4. How would you merge two DataFrames in Pandas?

Overview

Merging two DataFrames in Pandas is a fundamental operation that resembles SQL table joins. It allows you to combine different datasets based on a common column or index, making it crucial for data analysis, cleaning, and preparation tasks.

Key Concepts

  1. Merge Types: Similar to SQL joins, including inner, outer, left, and right merges.
  2. Keys: The columns or indexes on which to merge the DataFrames.
  3. Handling Duplicates: Understanding how to manage duplicate keys in both DataFrames.

Common Interview Questions

Basic Level

  1. How do you perform an inner merge between two DataFrames in Pandas?
  2. What parameters do you use to specify the keys for merging two DataFrames?

Intermediate Level

  1. How would you merge two DataFrames and handle overlapping column names?

Advanced Level

  1. Explain how you would merge multiple DataFrames efficiently.

Detailed Answers

1. How do you perform an inner merge between two DataFrames in Pandas?

Answer:
To perform an inner merge between two DataFrames, you use the pd.merge() function with its default settings since the inner merge is the default merge type. This type of merge returns only the rows that have common values in both DataFrames.

Key Points:
- Default merge type is 'inner'.
- You need to specify the DataFrames to merge and, optionally, the keys.
- Handling of indexes vs. column merges.

Example:

import pandas as pd

# Create two sample DataFrames
df1 = pd.DataFrame({'key': ['A', 'B', 'C', 'D'],
                    'value': [1, 2, 3, 4]})
df2 = pd.DataFrame({'key': ['B', 'D', 'E', 'F'],
                    'value': [5, 6, 7, 8]})

# Perform an inner merge
merged_df = pd.merge(df1, df2, on='key')

print(merged_df)

2. What parameters do you use to specify the keys for merging two DataFrames?

Answer:
To specify the keys for merging, you use the on, left_on, and right_on parameters in the pd.merge() function. The on parameter is used when the column names to join on are the same in both DataFrames. left_on and right_on are used when the column names to join on differ in the two DataFrames.

Key Points:
- on for the same column name in both DataFrames.
- left_on and right_on for different column names.
- Handling of multiple keys.

Example:

import pandas as pd

# Create two sample DataFrames with different column names for keys
df1 = pd.DataFrame({'key1': ['A', 'B', 'C', 'D'],
                    'value': [1, 2, 3, 4]})
df2 = pd.DataFrame({'key2': ['B', 'D', 'E', 'F'],
                    'value': [5, 6, 7, 8]})

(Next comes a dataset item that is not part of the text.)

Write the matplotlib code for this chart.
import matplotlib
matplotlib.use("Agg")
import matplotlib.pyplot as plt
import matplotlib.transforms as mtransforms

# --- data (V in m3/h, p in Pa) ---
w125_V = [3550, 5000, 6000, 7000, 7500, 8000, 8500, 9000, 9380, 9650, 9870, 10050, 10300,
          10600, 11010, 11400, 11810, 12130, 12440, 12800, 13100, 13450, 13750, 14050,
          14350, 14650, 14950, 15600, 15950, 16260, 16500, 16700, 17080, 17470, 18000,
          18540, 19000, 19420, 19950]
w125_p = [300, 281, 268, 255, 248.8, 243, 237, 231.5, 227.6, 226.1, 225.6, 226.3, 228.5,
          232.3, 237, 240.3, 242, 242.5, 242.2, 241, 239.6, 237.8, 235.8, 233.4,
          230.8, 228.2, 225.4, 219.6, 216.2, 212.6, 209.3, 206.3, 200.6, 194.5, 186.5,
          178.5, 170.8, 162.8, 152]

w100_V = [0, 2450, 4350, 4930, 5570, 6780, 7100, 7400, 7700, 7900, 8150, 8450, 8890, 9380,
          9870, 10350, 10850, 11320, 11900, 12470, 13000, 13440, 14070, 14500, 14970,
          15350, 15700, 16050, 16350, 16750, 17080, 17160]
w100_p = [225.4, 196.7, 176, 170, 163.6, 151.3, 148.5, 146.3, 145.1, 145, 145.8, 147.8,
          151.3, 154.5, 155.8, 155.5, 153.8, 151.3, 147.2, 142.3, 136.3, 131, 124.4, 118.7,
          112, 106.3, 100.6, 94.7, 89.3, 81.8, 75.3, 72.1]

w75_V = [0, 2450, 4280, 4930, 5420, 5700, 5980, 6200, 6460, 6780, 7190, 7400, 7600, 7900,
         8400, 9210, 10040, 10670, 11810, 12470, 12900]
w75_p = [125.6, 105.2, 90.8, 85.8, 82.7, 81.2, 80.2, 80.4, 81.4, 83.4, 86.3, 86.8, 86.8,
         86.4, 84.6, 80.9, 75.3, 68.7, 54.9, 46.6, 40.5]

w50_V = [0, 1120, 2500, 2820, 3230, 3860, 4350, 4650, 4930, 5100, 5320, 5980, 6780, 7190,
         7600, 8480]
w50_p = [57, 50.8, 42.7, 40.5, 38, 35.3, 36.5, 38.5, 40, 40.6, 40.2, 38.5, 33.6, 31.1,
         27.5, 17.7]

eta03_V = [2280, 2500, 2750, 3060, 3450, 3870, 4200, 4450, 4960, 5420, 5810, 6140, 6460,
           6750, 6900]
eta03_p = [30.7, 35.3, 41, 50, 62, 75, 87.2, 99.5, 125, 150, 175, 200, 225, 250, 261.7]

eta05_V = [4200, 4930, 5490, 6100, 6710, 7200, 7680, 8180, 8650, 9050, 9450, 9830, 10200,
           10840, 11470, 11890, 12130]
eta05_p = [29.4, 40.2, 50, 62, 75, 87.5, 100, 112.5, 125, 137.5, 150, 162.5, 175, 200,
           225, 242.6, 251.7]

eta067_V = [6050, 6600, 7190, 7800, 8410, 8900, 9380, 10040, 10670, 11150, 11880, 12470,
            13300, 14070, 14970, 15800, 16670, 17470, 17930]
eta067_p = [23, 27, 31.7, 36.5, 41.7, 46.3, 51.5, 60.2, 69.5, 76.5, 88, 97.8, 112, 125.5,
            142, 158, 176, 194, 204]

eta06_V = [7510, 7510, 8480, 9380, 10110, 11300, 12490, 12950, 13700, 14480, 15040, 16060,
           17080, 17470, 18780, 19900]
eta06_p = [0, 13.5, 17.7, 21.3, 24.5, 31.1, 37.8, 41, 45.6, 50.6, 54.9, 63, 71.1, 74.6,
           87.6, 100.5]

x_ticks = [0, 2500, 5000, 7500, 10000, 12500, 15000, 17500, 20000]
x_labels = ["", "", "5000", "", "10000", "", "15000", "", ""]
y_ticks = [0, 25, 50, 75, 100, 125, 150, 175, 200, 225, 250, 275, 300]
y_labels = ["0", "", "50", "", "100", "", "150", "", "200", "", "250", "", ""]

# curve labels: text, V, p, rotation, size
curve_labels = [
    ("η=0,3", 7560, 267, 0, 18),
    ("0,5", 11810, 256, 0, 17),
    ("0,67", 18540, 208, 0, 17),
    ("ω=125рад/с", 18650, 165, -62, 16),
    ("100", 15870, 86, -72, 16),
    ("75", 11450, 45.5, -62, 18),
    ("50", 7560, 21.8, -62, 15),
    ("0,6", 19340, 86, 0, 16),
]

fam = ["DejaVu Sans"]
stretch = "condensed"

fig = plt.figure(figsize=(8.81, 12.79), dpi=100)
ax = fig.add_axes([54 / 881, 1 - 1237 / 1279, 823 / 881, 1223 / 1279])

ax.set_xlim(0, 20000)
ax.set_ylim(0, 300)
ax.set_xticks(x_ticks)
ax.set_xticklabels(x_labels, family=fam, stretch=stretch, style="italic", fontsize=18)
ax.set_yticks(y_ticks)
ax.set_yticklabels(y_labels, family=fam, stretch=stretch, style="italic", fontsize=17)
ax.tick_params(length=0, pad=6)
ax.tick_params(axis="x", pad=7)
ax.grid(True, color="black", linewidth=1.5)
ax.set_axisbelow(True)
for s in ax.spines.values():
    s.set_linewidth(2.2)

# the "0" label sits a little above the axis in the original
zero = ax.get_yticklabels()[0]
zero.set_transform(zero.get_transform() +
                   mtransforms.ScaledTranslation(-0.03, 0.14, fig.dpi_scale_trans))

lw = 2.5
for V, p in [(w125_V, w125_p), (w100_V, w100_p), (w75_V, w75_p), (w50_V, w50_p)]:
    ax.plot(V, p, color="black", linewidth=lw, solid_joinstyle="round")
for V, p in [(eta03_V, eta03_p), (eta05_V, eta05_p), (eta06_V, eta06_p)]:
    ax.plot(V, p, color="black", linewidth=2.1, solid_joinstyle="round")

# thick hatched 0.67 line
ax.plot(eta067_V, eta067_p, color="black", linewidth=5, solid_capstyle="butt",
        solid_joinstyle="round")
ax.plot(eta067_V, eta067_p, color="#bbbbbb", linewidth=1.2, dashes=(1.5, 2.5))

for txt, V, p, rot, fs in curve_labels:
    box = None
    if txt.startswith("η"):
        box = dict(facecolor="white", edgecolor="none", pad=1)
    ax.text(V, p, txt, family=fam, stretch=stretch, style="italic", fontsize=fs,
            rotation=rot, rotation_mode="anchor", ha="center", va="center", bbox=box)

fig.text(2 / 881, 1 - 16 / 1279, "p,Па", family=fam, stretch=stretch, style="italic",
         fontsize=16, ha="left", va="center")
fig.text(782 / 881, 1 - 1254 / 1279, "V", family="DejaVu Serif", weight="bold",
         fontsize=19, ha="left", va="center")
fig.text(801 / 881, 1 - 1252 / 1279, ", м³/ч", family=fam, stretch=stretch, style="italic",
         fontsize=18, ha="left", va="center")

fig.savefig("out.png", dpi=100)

# Perform a merge with different keys
merged_df = pd.merge(df1, df2, left_on='key1', right_on='key2')

print(merged_df)

3. How would you merge two DataFrames and handle overlapping column names?

Answer:
When merging two DataFrames with overlapping column names (other than the keys), Pandas automatically adds suffixes _x and _y to distinguish between them. You can customize these suffixes using the suffixes parameter in the pd.merge() function.

Key Points:
- Automatic suffix addition to overlapping column names.
- Customization using the suffixes parameter.
- Importance of clear naming for data clarity.

Example:

import pandas as pd

# Create two DataFrames with overlapping column names
df1 = pd.DataFrame({'key': ['A', 'B'], 'value': [1, 2]})
df2 = pd.DataFrame({'key': ['A', 'B'], 'value': [3, 4]})

# Merge with custom suffixes
merged_df = pd.merge(df1, df2, on='key', suffixes=('_df1', '_df2'))

print(merged_df)

4. Explain how you would merge multiple DataFrames efficiently.

Answer:
For merging multiple DataFrames efficiently, consider using the reduce function from the functools module along with pd.merge(). This approach allows for sequential merging of DataFrames in a list, reducing memory overhead compared to pairwise merging all at once.

Key Points:
- Use of reduce for sequential merges.
- Benefits include reduced memory consumption.
- Appropriate for a list of DataFrames.

Example:

from functools import reduce
import pandas as pd

# Create a list of DataFrames
dataframes = [pd.DataFrame({'key': ['A', 'B'], 'value': [n, n+1]}) for n in range(1, 4)]

# Efficiently merge all DataFrames
merged_df = reduce(lambda left, right: pd.merge(left, right, on='key'), dataframes)

print(merged_df)

This guide covers the basics of merging DataFrames in Pandas, providing a solid foundation for further exploration of this powerful feature.